Following the unification of the Presbyterian, Methodist and Congregationalist Churches, the Uniting Church decided to retain the St Andrew's site and sell the Methodist Church on the opposite corner to the Salvation Army.

=== Conservation ===
One option considered by the church as part of the consolidation of its properties was the demolition of the existing St Andrew's Church and Hall. A member of the congregation requested protection of the buildings. Due to its uncertain future a Section 130 order was made over the Church and Hall on 25 March 1983. On 8 April 1983 the Uniting Church gave notice of its intention to demolish the Church and parts of the Hall. Subsequently, an Interim Heritage Order was placed over the site on 27 May 1983. On 13 July 1983 members of the Heritage Council during a tour of the region met with the Minister and Parish Council to discuss the matter. However, no immediate solution was reached.

The Heritage Council considered the matter at its meeting of 27 November 1984. Views of the Uniting Church Board of Finance and Property were sought who advised that a change in the shift of attitudes could occur. It was considered that alternate design solutions on the site may be possible that allowed additional buildings whilst retaining the Church and Hall. As a result, another Interim Heritage Order was made. A report by Hardcastle and Richards P/L Structural Engineers made it clear that due to structural problems it would be not feasible to retain the Sabbath Hall building.

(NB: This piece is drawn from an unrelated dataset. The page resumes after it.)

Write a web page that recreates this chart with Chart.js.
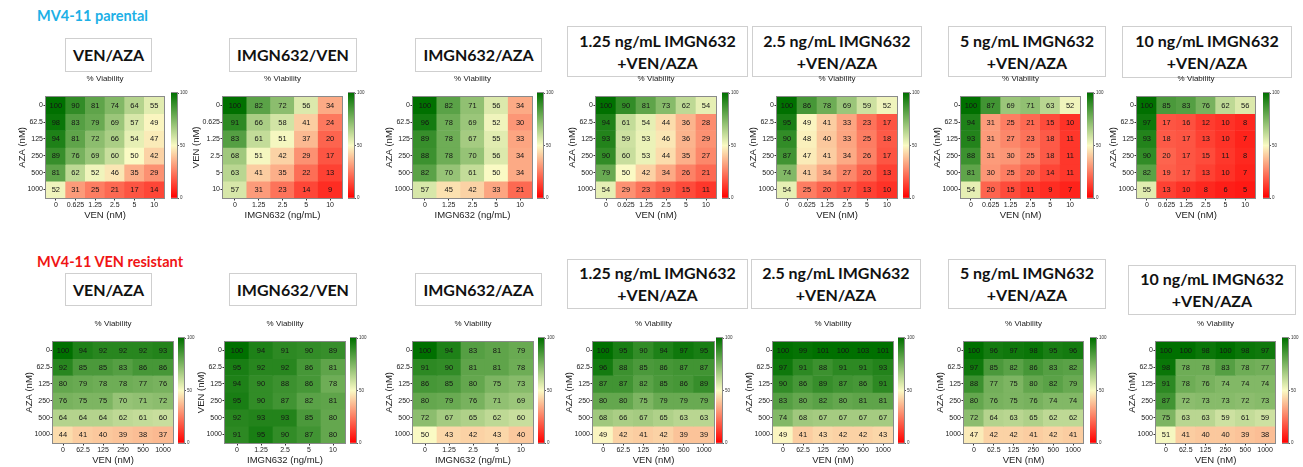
<!DOCTYPE html>
<html><head><meta charset="utf-8">
<script src="https://cdn.jsdelivr.net/npm/chart.js@4.4.1/dist/chart.umd.min.js"></script>
<style>
body{margin:0;background:#fff;width:1303px;height:467px;overflow:hidden;position:relative;font-family:"Liberation Sans",Arial,sans-serif;}
.sec{position:absolute;font-family:Lato,"Open Sans",sans-serif;font-weight:700;font-size:14.5px;white-space:nowrap;line-height:16px;}
.box{position:absolute;border:1px solid #cfcfcf;background:#fff;display:flex;align-items:center;justify-content:center;text-align:center;font-family:Lato,sans-serif;font-weight:700;font-size:16px;line-height:22px;color:#111;box-sizing:border-box;white-space:nowrap;}
.via{position:absolute;font-size:8px;line-height:10px;transform:translate(-50%,-50%);white-space:nowrap;color:#222;font-family:"Liberation Sans",Arial,sans-serif;filter:grayscale(1);}
canvas{position:absolute}
</style></head><body>
<script>
// ---------- tick labels / categories ----------
const venLow  = ['0','0.625','1.25','2.5','5','10'];
const venHigh = ['0','62.5','125','250','500','1000'];
const aza     = ['0','62.5','125','250','500','1000'];
const imgn    = ['0','1.25','2.5','5','10'];
const colorTicks = [0,50,100];

// ---------- MV4-11 parental (% viability) ----------
const parVenAza = [
 [100,90,81,74,64,55],[98,83,79,69,57,49],[94,81,72,66,54,47],
 [89,76,69,60,50,42],[81,62,52,46,35,29],[52,31,25,21,17,14]];
const parImgnVen = [
 [100,82,72,56,34],[91,66,58,41,24],[83,61,51,37,20],
 [68,51,42,29,17],[63,41,35,22,13],[57,31,23,14,9]];
const parImgnAza = [
 [100,82,71,56,34],[96,78,69,52,30],[89,78,67,55,33],
 [88,78,70,56,34],[82,70,61,50,34],[57,45,42,33,21]];
const par125 = [
 [100,90,81,73,62,54],[94,61,54,44,36,28],[93,59,53,46,36,29],
 [90,60,53,44,35,27],[79,50,42,34,26,21],[54,29,23,19,15,11]];
const par25 = [
 [100,86,78,69,59,52],[95,49,41,33,23,17],[90,48,40,33,25,18],
 [87,47,41,34,26,17],[74,41,34,27,20,13],[54,25,20,17,13,10]];
const par5 = [
 [100,87,69,71,63,52],[94,31,25,21,15,10],[93,31,27,23,18,11],
 [88,31,30,25,18,11],[81,30,25,20,14,11],[54,20,15,11,9,7]];
const par10 = [
 [100,85,83,76,62,56],[97,17,16,12,10,8],[93,18,17,13,10,7],
 [90,20,17,15,11,8],[82,19,17,13,10,7],[55,13,10,8,6,5]];

// ---------- MV4-11 VEN resistant (% viability) ----------
const resVenAza = [
 [100,94,92,92,92,93],[92,85,85,83,86,86],[80,79,78,78,77,76],
 [76,75,75,70,71,72],[64,64,64,62,61,60],[44,41,40,39,38,37]];
const resImgnVen = [
 [100,94,91,90,89],[95,92,92,86,81],[94,90,88,86,78],
 [95,90,87,82,81],[92,93,93,85,80],[91,95,90,87,80]];
const resImgnAza = [
 [100,94,83,81,79],[91,90,81,81,78],[86,85,80,75,73],
 [80,79,76,71,69],[72,67,65,62,60],[50,43,42,43,40]];
const res125 = [
 [100,95,90,94,97,95],[96,88,85,86,87,87],[87,87,82,85,86,89],
 [80,80,75,79,79,79],[68,66,67,65,63,63],[49,42,41,42,39,39]];
const res25 = [
 [100,99,101,100,103,101],[97,91,88,91,91,93],[90,86,89,87,86,91],
 [83,80,82,80,81,81],[74,68,67,67,67,67],[49,41,43,42,42,43]];
const res5 = [
 [100,96,97,98,95,96],[97,85,82,86,83,82],[88,77,75,80,82,79],
 [80,76,75,76,74,74],[72,64,63,65,62,62],[47,42,42,41,42,41]];
const res10 = [
 [100,100,98,100,98,97],[98,78,78,83,78,77],[91,78,76,74,74,74],
 [87,72,73,73,72,73],[75,63,63,59,61,59],[51,41,40,40,39,38]];

// ---------- colour scale ----------
const C0=[255,0,0], C50=[250,250,196], C100=[0,112,0];
function mix(a,b,t){return a.map((x,i)=>Math.round(x+(b[i]-x)*t));}
function colorFor(v){v=Math.max(0,Math.min(100,v));const c=v<=50?mix(C0,C50,v/50):mix(C50,C100,(v-50)/50);return 'rgb('+c.join(',')+')';}

// ---------- layout ----------
const TOP_Y=93, BOT_Y=338, GH=105;
const panels = [
 {vals:parVenAza, xl:venLow, yl:aza, xt:'VEN (nM)', yt:'AZA (nM)', gx:46, gy:TOP_Y, gw:118, cx:171, axw:29},
 {vals:parImgnVen, xl:imgn, yl:venLow, xt:'IMGN632 (ng/mL)', yt:'VEN (nM)', gx:223, gy:TOP_Y, gw:119, cx:348, axw:32},
 {vals:parImgnAza, xl:imgn, yl:aza, xt:'IMGN632 (ng/mL)', yt:'AZA (nM)', gx:413, gy:TOP_Y, gw:119, cx:537, axw:29},
 {vals:par125, xl:venLow, yl:aza, xt:'VEN (nM)', yt:'AZA (nM)', gx:596, gy:TOP_Y, gw:120, cx:722, axw:29},
 {vals:par25, xl:venLow, yl:aza, xt:'VEN (nM)', yt:'AZA (nM)', gx:777, gy:TOP_Y, gw:120, cx:903, axw:29},
 {vals:par5, xl:venLow, yl:aza, xt:'VEN (nM)', yt:'AZA (nM)', gx:961, gy:TOP_Y, gw:119, cx:1087, axw:29},
 {vals:par10, xl:venLow, yl:aza, xt:'VEN (nM)', yt:'AZA (nM)', gx:1137, gy:TOP_Y, gw:118, cx:1263, axw:29},
 {vals:resVenAza, xl:venHigh, yl:aza, xt:'VEN (nM)', yt:'AZA (nM)', gx:53, gy:BOT_Y, gw:120, cx:178, axw:29},
 {vals:resImgnVen, xl:imgn, yl:venHigh, xt:'IMGN632 (ng/mL)', yt:'VEN (nM)', gx:225, gy:BOT_Y, gw:120, cx:350, axw:29},
 {vals:resImgnAza, xl:imgn, yl:aza, xt:'IMGN632 (ng/mL)', yt:'AZA (nM)', gx:413, gy:BOT_Y, gw:120, cx:538, axw:29},
 {vals:res125, xl:venHigh, yl:aza, xt:'VEN (nM)', yt:'AZA (nM)', gx:593, gy:BOT_Y, gw:121, cx:716, axw:29},
 {vals:res25, xl:venHigh, yl:aza, xt:'VEN (nM)', yt:'AZA (nM)', gx:773, gy:BOT_Y, gw:120, cx:898, axw:29},
 {vals:res5, xl:venHigh, yl:aza, xt:'VEN (nM)', yt:'AZA (nM)', gx:964, gy:BOT_Y, gw:119, cx:1090, axw:29},
 {vals:res10, xl:venHigh, yl:aza, xt:'VEN (nM)', yt:'AZA (nM)', gx:1156, gy:BOT_Y, gw:119, cx:1282, axw:29}
];

const boxes = [
 {t:'VEN/AZA', l:65, y:38, w:87, h:34},
 {t:'IMGN632/VEN', l:229, y:38, w:128, h:34},
 {t:'IMGN632/AZA', l:415, y:38, w:127, h:34},
 {t:'1.25 ng/mL IMGN632<br>+VEN/AZA', l:567, y:26, w:181, h:51},
 {t:'2.5 ng/mL IMGN632<br>+VEN/AZA', l:752, y:26, w:170, h:51},
 {t:'5 ng/mL IMGN632<br>+VEN/AZA', l:948, y:26, w:158, h:51},
 {t:'10 ng/mL IMGN632<br>+VEN/AZA', l:1122, y:26, w:170, h:52},
 {t:'VEN/AZA', l:65, y:273, w:87, h:33},
 {t:'IMGN632/VEN', l:229, y:273, w:128, h:33},
 {t:'IMGN632/AZA', l:415, y:273, w:127, h:33},
 {t:'1.25 ng/mL IMGN632<br>+VEN/AZA', l:567, y:259, w:181, h:50},
 {t:'2.5 ng/mL IMGN632<br>+VEN/AZA', l:751, y:259, w:170, h:50},
 {t:'5 ng/mL IMGN632<br>+VEN/AZA', l:948, y:259, w:158, h:50},
 {t:'10 ng/mL IMGN632<br>+VEN/AZA', l:1128, y:265, w:168, h:50}
];

function addDiv(cls, html, css){const d=document.createElement('div');d.className=cls;d.innerHTML=html;Object.assign(d.style,css);document.body.appendChild(d);return d;}
addDiv('sec','MV4-11 parental',{left:'37px',top:'8px',color:'#1cb0e6'});
addDiv('sec','MV4-11 VEN resistant',{left:'37px',top:'254px',color:'#f01414'});
boxes.forEach(b=>addDiv('box',b.t,{left:b.l+'px',top:b.y+'px',width:b.w+'px',height:b.h+'px'}));
panels.forEach(p=>addDiv('via','% Viability',{left:(p.gx+p.gw/2)+'px',top:(p.gy-14)+'px'}));

// ---------- plugins ----------
const frame = {id:'frame', afterDraw(chart){const a=chart.chartArea,ctx=chart.ctx;ctx.save();ctx.strokeStyle='#8a8a8a';ctx.lineWidth=1;ctx.strokeRect(Math.round(a.left)-0.5,Math.round(a.top)-0.5,Math.round(a.right-a.left)+1,Math.round(a.bottom-a.top)+1);ctx.restore();}};
const cellLabels = {id:'cellLabels', afterDatasetsDraw(chart){
  const ctx=chart.ctx;ctx.save();ctx.font='7.5px "Liberation Sans", Arial, sans-serif';ctx.fillStyle='#151515';ctx.textAlign='center';ctx.textBaseline='middle';
  chart.data.datasets.forEach((ds,di)=>{chart.getDatasetMeta(di).data.forEach((el,j)=>{const c=el.getCenterPoint();ctx.fillText(String(ds.cellValues[j]),c.x,c.y+0.5);});});
  ctx.restore();}};

function makeCanvas(l,t,w,h){const cv=document.createElement('canvas');cv.width=w;cv.height=h;Object.assign(cv.style,{left:l+'px',top:t+'px',width:w+'px',height:h+'px'});document.body.appendChild(cv);return cv;}

const tickFont={family:'"Liberation Sans", Arial, sans-serif', size:7};
const titleFont={family:'"Liberation Sans", Arial, sans-serif', size:9.5};

function heat(p){
  const padT=1,padR=2,AXH=23;
  const cv=makeCanvas(p.gx-p.axw,p.gy-padT,p.axw+p.gw+padR,padT+GH+AXH);
  const datasets=p.vals.map((row,i)=>({
    data:row.map(()=>[i,i+1]), cellValues:row,
    backgroundColor:row.map(colorFor), borderWidth:0,
    barPercentage:1, categoryPercentage:1, grouped:false
  }));
  new Chart(cv,{type:'bar',data:{labels:p.xl,datasets},
    options:{responsive:false,animation:false,events:[],
      layout:{padding:{top:padT,right:padR,left:0,bottom:0}},
      plugins:{legend:{display:false},tooltip:{enabled:false}},
      scales:{
        x:{type:'category',offset:true,
           grid:{display:true,drawOnChartArea:false,offset:false,tickLength:2.5,color:'#333'},
           border:{display:false},
           ticks:{font:tickFont,color:'#222',maxRotation:0,autoSkip:false,padding:0.5},
           title:{display:true,text:p.xt,font:titleFont,color:'#222',padding:{top:0,bottom:0}},
           afterFit:s=>{s.height=AXH;}},
        y:{type:'linear',min:0,max:6,reverse:true,
           afterBuildTicks:s=>{s.ticks=p.yl.map((l,i)=>({value:i+0.5}));},
           ticks:{callback:(v,i)=>p.yl[i],font:tickFont,color:'#222',padding:0.5,autoSkip:false},
           grid:{drawOnChartArea:false,tickLength:2.5,color:'#333'},
           border:{display:false},
           title:{display:true,text:p.yt,font:titleFont,color:'#222',padding:{top:0,bottom:0}},
           afterFit:s=>{s.width=p.axw;}}
      }},
    plugins:[cellLabels,frame]});
}

function cbar(p){
  const pad=4,cw=6,AW=14;
  const cv=makeCanvas(p.cx,p.gy-pad,cw+AW,GH+2*pad);
  new Chart(cv,{type:'bar',data:{labels:[''],datasets:[{data:[[colorTicks[0],colorTicks[2]]],
      backgroundColor:(c)=>{const a=c.chart.chartArea;if(!a)return colorFor(50);const g=c.chart.ctx.createLinearGradient(0,a.bottom,0,a.top);g.addColorStop(0,colorFor(0));g.addColorStop(0.5,colorFor(50));g.addColorStop(1,colorFor(100));return g;},
      borderWidth:0,barPercentage:1,categoryPercentage:1}]},
    options:{responsive:false,animation:false,events:[],
      layout:{padding:{top:pad,bottom:pad,left:0,right:0}},
      plugins:{legend:{display:false},tooltip:{enabled:false}},
      scales:{
        x:{display:false,offset:true},
        y:{position:'right',min:0,max:100,
           afterBuildTicks:s=>{s.ticks=colorTicks.map(v=>({value:v}));},
           ticks:{font:{family:'"Liberation Sans", Arial, sans-serif',size:4.5},color:'#333',padding:1},
           grid:{drawOnChartArea:false,tickLength:2,color:'#555'},
           border:{display:false},
           afterFit:s=>{s.width=AW;}}
      }},
    plugins:[frame]});
}

panels.forEach(p=>{heat(p);cbar(p);});
</script>
</body></html>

On 19 June 1984 a small dilapidated addition to Sabbath Hall was approved for demolition. At its meeting of 10 November 1986 the Heritage Council recommended that it was not possible to keep Sabbath Hall and that in the light of the withdrawal of Parish objections to proceed with the making of a permanent Conservation Order. This was gazetted on 13 February 1987. In 1989 a small grant of up to $2,000 was made to the Parish on a $ for $ basis for conservation works and advice to the Church, with the works completed in the same year. Sabbath Hall was demolished in 1990.

== Description ==
St Andrew's Uniting Church is a finely detailed building constructed of the red brick characteristic of the Deniliquin area. Designed in the Victorian Free Gothic style, the Church is flanked by a series of buttresses and a tower dominates its front elevation. The steep pitch of the slate roof is reflected in the multitude of pinnacles which combine with small flying buttresses and some Romanesque elements to decorate the tower. This theme is repeated in the entrance porch centrally located at the front of the Church.

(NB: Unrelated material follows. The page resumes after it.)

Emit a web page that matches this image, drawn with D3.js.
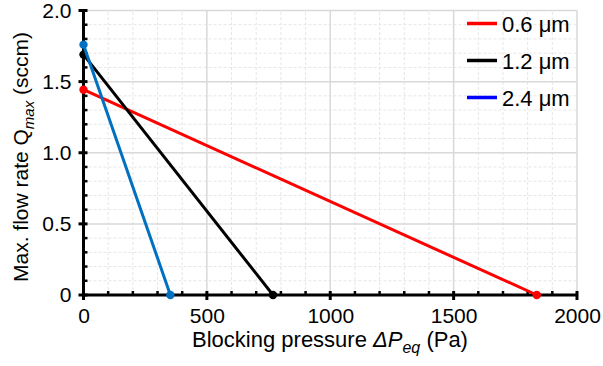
<!DOCTYPE html>
<html><head><meta charset="utf-8">
<script src="https://cdn.jsdelivr.net/npm/d3@7"></script>
<style>body{margin:0;background:#fff}svg{display:block;font-family:"Liberation Sans",Arial,sans-serif}</style>
</head><body>
<svg id="c" width="603" height="366"></svg>
<script>
const seriesNames = ["0.6 μm", "1.2 μm", "2.4 μm"];
const seriesX = [[0, 1837], [0, 768], [0, 352]];
const seriesY = [[1.443, 0], [1.69, 0], [1.76, 0]];
const lineColors = ["#ff0000", "#000000", "#0070c0"];
const legendColors = ["#ff0000", "#000000", "#0000ff"];
const xTicks = [0, 500, 1000, 1500, 2000];
const xTickLabels = ["0", "500", "1000", "1500", "2000"];
const yTicks = [0, 0.5, 1.0, 1.5, 2.0];
const yTickLabels = ["0", "0.5", "1.0", "1.5", "2.0"];

const FS = 21;
const FONT = "'Liberation Sans', Arial, sans-serif";
const svg = d3.select("#c");
const x = d3.scaleLinear().domain([0, 2000]).range([83.5, 577]);
const y = d3.scaleLinear().domain([0, 2]).range([295, 10.5]);

// minor grid
const xMinor = d3.range(0, 2001, 100).filter(v => v % 500 !== 0);
const yMinor = d3.range(0, 21).map(v => v / 10).filter((v, i) => i % 5 !== 0);
const g = svg.append("g");
g.selectAll(".mx").data(xMinor).join("line")
  .attr("x1", d => x(d)).attr("x2", d => x(d)).attr("y1", y(0)).attr("y2", y(2))
  .attr("stroke", "#e6e6e6").attr("stroke-width", 1).attr("stroke-dasharray", "3,2");
g.selectAll(".my").data(yMinor).join("line")
  .attr("x1", x(0)).attr("x2", x(2000)).attr("y1", d => y(d)).attr("y2", d => y(d))
  .attr("stroke", "#e6e6e6").attr("stroke-width", 1).attr("stroke-dasharray", "3,2");
// major grid
g.selectAll(".Mx").data(xTicks.slice(1)).join("line")
  .attr("x1", d => x(d)).attr("x2", d => x(d)).attr("y1", y(0)).attr("y2", y(2))
  .attr("stroke", "#d9d9d9").attr("stroke-width", 1.5);
g.selectAll(".My").data(yTicks.slice(1)).join("line")
  .attr("x1", x(0)).attr("x2", x(2000)).attr("y1", d => y(d)).attr("y2", d => y(d))
  .attr("stroke", "#d9d9d9").attr("stroke-width", 1.5);

// axes (labels)
const xAxis = d3.axisBottom(x).tickValues(xTicks).tickFormat((d, i) => xTickLabels[i]).tickSize(0).tickPadding(13);
const xa = svg.append("g").attr("transform", `translate(0,${y(0)})`).call(xAxis);
xa.select(".domain").remove();
xa.selectAll("text").attr("font-size", FS).attr("fill", "#000").attr("font-family", FONT);
const yAxis = d3.axisLeft(y).tickValues(yTicks).tickFormat((d, i) => yTickLabels[i]).tickSize(0).tickPadding(12);
const ya = svg.append("g").attr("transform", `translate(${x(0)},0)`).call(yAxis);
ya.select(".domain").remove();
ya.selectAll("text").attr("font-size", FS).attr("fill", "#000").attr("font-family", FONT);

// axis lines
svg.append("line").attr("x1", x(0)).attr("x2", x(2000)).attr("y1", y(0)).attr("y2", y(0)).attr("stroke", "#000").attr("stroke-width", 3);
svg.append("line").attr("x1", x(0)).attr("x2", x(0)).attr("y1", y(0) + 1.5).attr("y2", y(2)).attr("stroke", "#000").attr("stroke-width", 3);
// minor ticks
svg.selectAll(".tx").data(xMinor).join("line")
  .attr("x1", d => x(d)).attr("x2", d => x(d)).attr("y1", y(0) - 4).attr("y2", y(0))
  .attr("stroke", "#000").attr("stroke-width", 2.5);
svg.selectAll(".ty").data(yMinor).join("line")
  .attr("x1", x(0)).attr("x2", x(0) + 4).attr("y1", d => y(d)).attr("y2", d => y(d))
  .attr("stroke", "#000").attr("stroke-width", 2.5);
// major ticks
svg.selectAll(".Tx").data(xTicks).join("line")
  .attr("x1", d => x(d)).attr("x2", d => x(d)).attr("y1", y(0) - 4).attr("y2", y(0) + 5)
  .attr("stroke", "#000").attr("stroke-width", 3);
svg.selectAll(".Ty").data(yTicks).join("line")
  .attr("x1", x(0) - 5).attr("x2", x(0) + 4).attr("y1", d => y(d)).attr("y2", d => y(d))
  .attr("stroke", "#000").attr("stroke-width", 3);

// series
const line = d3.line().x(d => x(d[0])).y(d => y(d[1]));
seriesNames.forEach((name, i) => {
  const pts = seriesX[i].map((v, j) => [v, seriesY[i][j]]);
  svg.append("path").datum(pts).attr("d", line).attr("fill", "none")
    .attr("stroke", lineColors[i]).attr("stroke-width", 3);
  svg.selectAll(".p" + i).data(pts).join("circle")
    .attr("cx", d => x(d[0])).attr("cy", d => y(d[1])).attr("r", 4.2).attr("fill", lineColors[i]);
});

// legend
const leg = svg.append("g");
const legY = [23.5, 60.5, 97.5];
seriesNames.forEach((name, i) => {
  leg.append("line").attr("x1", 467).attr("x2", 497).attr("y1", legY[i]).attr("y2", legY[i])
    .attr("stroke", legendColors[i]).attr("stroke-width", 3.5);
  leg.append("text").attr("x", 502).attr("y", legY[i] + 8).attr("font-size", 22).attr("font-family", FONT).text(name);
});

// axis titles
const xt = svg.append("text").attr("x", 330).attr("y", 347).attr("text-anchor", "middle").attr("font-size", 22).attr("font-family", FONT);
xt.append("tspan").text("Blocking pressure ");
xt.append("tspan").attr("font-style", "italic").text("ΔP");
xt.append("tspan").attr("font-style", "italic").attr("font-size", 16).attr("dy", 6).text("eq");
xt.append("tspan").attr("dy", -6).text(" (Pa)");

const yt = svg.append("text").attr("transform", "translate(28,157) rotate(-90)").attr("text-anchor", "middle").attr("font-size", FS).attr("font-family", FONT);
yt.append("tspan").text("Max. flow rate Q");
yt.append("tspan").attr("font-style", "italic").attr("font-size", 15).attr("dy", 6).text("max");
yt.append("tspan").attr("dy", -6).text(" (sccm)");
</script>
</body></html>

St Andrew's Sabbath Hall (now demolished) was also constructed of Deniliquin brick, is rectangular in form with a pitched roof of corrugated iron. Its principle facade contained several elements of Greek revival architecture. Of symmetrical design, its windows and doors had lintels with classical consoles. Pilasters in the form of columns supported an entablature with a decorative pediment.

== Heritage listing ==
St Andrew's Uniting Church is centrally located on a prominent site within the urban area of Deniliquin. The Church was constructed in 1876–77, is designed in the Free Gothic Style, is carefully designed and built and has a quite powerful presence considering its size and the nature of the site. The building is of historical and architectural significance to Deniliquin and the surrounding region. It is in relatively original intact condition. The Church is regarded as one of the finest buildings in Deniliquin and is of particular architectural merit.

St Andrew's Uniting Church was listed on the New South Wales State Heritage Register on 2 April 1999.